- DATASET EXCERPT -
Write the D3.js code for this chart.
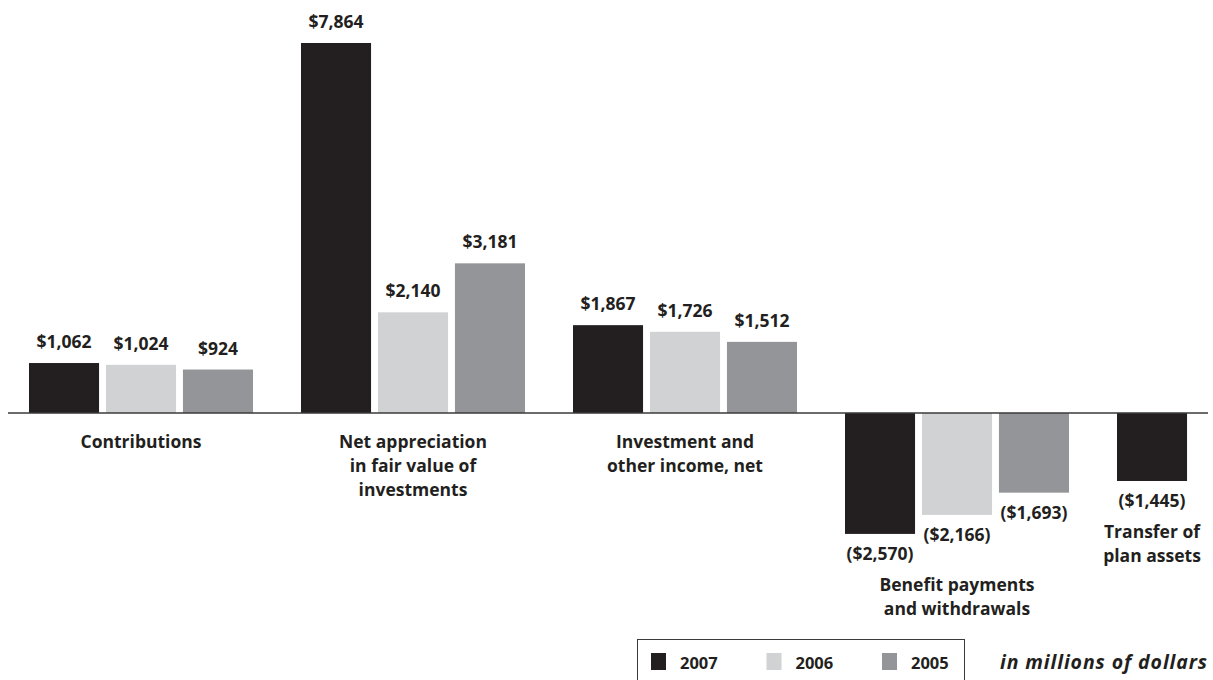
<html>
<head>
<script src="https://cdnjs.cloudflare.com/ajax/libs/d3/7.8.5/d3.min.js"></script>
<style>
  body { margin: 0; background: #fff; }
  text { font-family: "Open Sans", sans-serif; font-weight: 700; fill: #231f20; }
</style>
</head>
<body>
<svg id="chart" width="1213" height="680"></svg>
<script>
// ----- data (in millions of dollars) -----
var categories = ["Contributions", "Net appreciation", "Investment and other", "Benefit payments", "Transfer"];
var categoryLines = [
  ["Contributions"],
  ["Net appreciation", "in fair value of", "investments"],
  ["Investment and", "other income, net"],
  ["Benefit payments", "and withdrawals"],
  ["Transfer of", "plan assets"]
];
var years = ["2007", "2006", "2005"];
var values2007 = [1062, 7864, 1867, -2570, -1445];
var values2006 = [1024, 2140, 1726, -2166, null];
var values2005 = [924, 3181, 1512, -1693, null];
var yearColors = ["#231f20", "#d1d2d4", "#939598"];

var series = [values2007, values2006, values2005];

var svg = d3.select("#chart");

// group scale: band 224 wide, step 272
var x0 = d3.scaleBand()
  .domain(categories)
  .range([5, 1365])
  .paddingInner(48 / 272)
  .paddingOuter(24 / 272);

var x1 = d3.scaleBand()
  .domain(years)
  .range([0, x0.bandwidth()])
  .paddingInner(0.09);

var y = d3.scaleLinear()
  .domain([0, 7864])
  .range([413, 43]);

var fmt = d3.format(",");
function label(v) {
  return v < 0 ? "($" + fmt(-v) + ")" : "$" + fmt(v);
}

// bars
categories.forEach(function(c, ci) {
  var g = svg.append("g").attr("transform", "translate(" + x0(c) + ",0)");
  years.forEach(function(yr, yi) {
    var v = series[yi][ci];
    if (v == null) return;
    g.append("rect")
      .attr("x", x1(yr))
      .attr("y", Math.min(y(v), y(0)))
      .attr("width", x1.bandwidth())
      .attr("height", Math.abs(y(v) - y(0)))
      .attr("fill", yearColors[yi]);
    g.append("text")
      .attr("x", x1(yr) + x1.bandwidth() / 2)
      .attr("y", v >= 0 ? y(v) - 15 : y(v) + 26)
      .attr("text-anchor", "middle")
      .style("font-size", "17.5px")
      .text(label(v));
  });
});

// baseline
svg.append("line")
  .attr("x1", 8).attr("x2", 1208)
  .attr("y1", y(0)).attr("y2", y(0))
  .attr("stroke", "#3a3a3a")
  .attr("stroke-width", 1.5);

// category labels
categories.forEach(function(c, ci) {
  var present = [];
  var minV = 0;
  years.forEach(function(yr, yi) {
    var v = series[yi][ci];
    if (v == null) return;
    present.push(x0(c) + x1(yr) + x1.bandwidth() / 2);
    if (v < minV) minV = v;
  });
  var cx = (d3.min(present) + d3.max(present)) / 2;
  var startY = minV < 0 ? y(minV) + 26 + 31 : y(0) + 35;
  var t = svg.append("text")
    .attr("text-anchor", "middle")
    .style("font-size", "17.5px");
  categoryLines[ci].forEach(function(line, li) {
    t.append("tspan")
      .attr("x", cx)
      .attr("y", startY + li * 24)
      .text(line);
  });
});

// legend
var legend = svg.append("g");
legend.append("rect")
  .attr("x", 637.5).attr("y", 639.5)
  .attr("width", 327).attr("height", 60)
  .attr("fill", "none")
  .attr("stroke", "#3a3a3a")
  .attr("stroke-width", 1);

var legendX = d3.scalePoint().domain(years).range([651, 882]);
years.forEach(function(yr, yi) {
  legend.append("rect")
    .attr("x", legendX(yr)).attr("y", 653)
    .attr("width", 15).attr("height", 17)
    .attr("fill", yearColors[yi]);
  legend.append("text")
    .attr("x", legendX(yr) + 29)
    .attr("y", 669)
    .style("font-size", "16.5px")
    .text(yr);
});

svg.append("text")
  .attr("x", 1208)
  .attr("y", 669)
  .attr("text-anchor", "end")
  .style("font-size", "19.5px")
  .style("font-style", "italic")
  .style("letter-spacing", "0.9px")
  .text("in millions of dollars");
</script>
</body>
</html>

- OBJECTIVE -
Give the material again exactly as it is, but keep the pictures out.

- WRITTEN RESPONSE -
Write the D3.js code for this chart.
<html>
<head>
<script src="https://cdnjs.cloudflare.com/ajax/libs/d3/7.8.5/d3.min.js"></script>
<style>
  body { margin: 0; background: #fff; }
  text { font-family: "Open Sans", sans-serif; font-weight: 700; fill: #231f20; }
</style>
</head>
<body>
<svg id="chart" width="1213" height="680"></svg>
<script>
// ----- data (in millions of dollars) -----
var categories = ["Contributions", "Net appreciation", "Investment and other", "Benefit payments", "Transfer"];
var categoryLines = [
  ["Contributions"],
  ["Net appreciation", "in fair value of", "investments"],
  ["Investment and", "other income, net"],
  ["Benefit payments", "and withdrawals"],
  ["Transfer of", "plan assets"]
];
var years = ["2007", "2006", "2005"];
var values2007 = [1062, 7864, 1867, -2570, -1445];
var values2006 = [1024, 2140, 1726, -2166, null];
var values2005 = [924, 3181, 1512, -1693, null];
var yearColors = ["#231f20", "#d1d2d4", "#939598"];

var series = [values2007, values2006, values2005];

var svg = d3.select("#chart");

// group scale: band 224 wide, step 272
var x0 = d3.scaleBand()
  .domain(categories)
  .range([5, 1365])
  .paddingInner(48 / 272)
  .paddingOuter(24 / 272);

var x1 = d3.scaleBand()
  .domain(years)
  .range([0, x0.bandwidth()])
  .paddingInner(0.09);

var y = d3.scaleLinear()
  .domain([0, 7864])
  .range([413, 43]);

var fmt = d3.format(",");
function label(v) {
  return v < 0 ? "($" + fmt(-v) + ")" : "$" + fmt(v);
}

// bars
categories.forEach(function(c, ci) {
  var g = svg.append("g").attr("transform", "translate(" + x0(c) + ",0)");
  years.forEach(function(yr, yi) {
    var v = series[yi][ci];
    if (v == null) return;
    g.append("rect")
      .attr("x", x1(yr))
      .attr("y", Math.min(y(v), y(0)))
      .attr("width", x1.bandwidth())
      .attr("height", Math.abs(y(v) - y(0)))
      .attr("fill", yearColors[yi]);
    g.append("text")
      .attr("x", x1(yr) + x1.bandwidth() / 2)
      .attr("y", v >= 0 ? y(v) - 15 : y(v) + 26)
      .attr("text-anchor", "middle")
      .style("font-size", "17.5px")
      .text(label(v));
  });
});

// baseline
svg.append("line")
  .attr("x1", 8).attr("x2", 1208)
  .attr("y1", y(0)).attr("y2", y(0))
  .attr("stroke", "#3a3a3a")
  .attr("stroke-width", 1.5);

// category labels
categories.forEach(function(c, ci) {
  var present = [];
  var minV = 0;
  years.forEach(function(yr, yi) {
    var v = series[yi][ci];
    if (v == null) return;
    present.push(x0(c) + x1(yr) + x1.bandwidth() / 2);
    if (v < minV) minV = v;
  });
  var cx = (d3.min(present) + d3.max(present)) / 2;
  var startY = minV < 0 ? y(minV) + 26 + 31 : y(0) + 35;
  var t = svg.append("text")
    .attr("text-anchor", "middle")
    .style("font-size", "17.5px");
  categoryLines[ci].forEach(function(line, li) {
    t.append("tspan")
      .attr("x", cx)
      .attr("y", startY + li * 24)
      .text(line);
  });
});

// legend
var legend = svg.append("g");
legend.append("rect")
  .attr("x", 637.5).attr("y", 639.5)
  .attr("width", 327).attr("height", 60)
  .attr("fill", "none")
  .attr("stroke", "#3a3a3a")
  .attr("stroke-width", 1);

var legendX = d3.scalePoint().domain(years).range([651, 882]);
years.forEach(function(yr, yi) {
  legend.append("rect")
    .attr("x", legendX(yr)).attr("y", 653)
    .attr("width", 15).attr("height", 17)
    .attr("fill", yearColors[yi]);
  legend.append("text")
    .attr("x", legendX(yr) + 29)
    .attr("y", 669)
    .style("font-size", "16.5px")
    .text(yr);
});

svg.append("text")
  .attr("x", 1208)
  .attr("y", 669)
  .attr("text-anchor", "end")
  .style("font-size", "19.5px")
  .style("font-style", "italic")
  .style("letter-spacing", "0.9px")
  .text("in millions of dollars");
</script>
</body>
</html>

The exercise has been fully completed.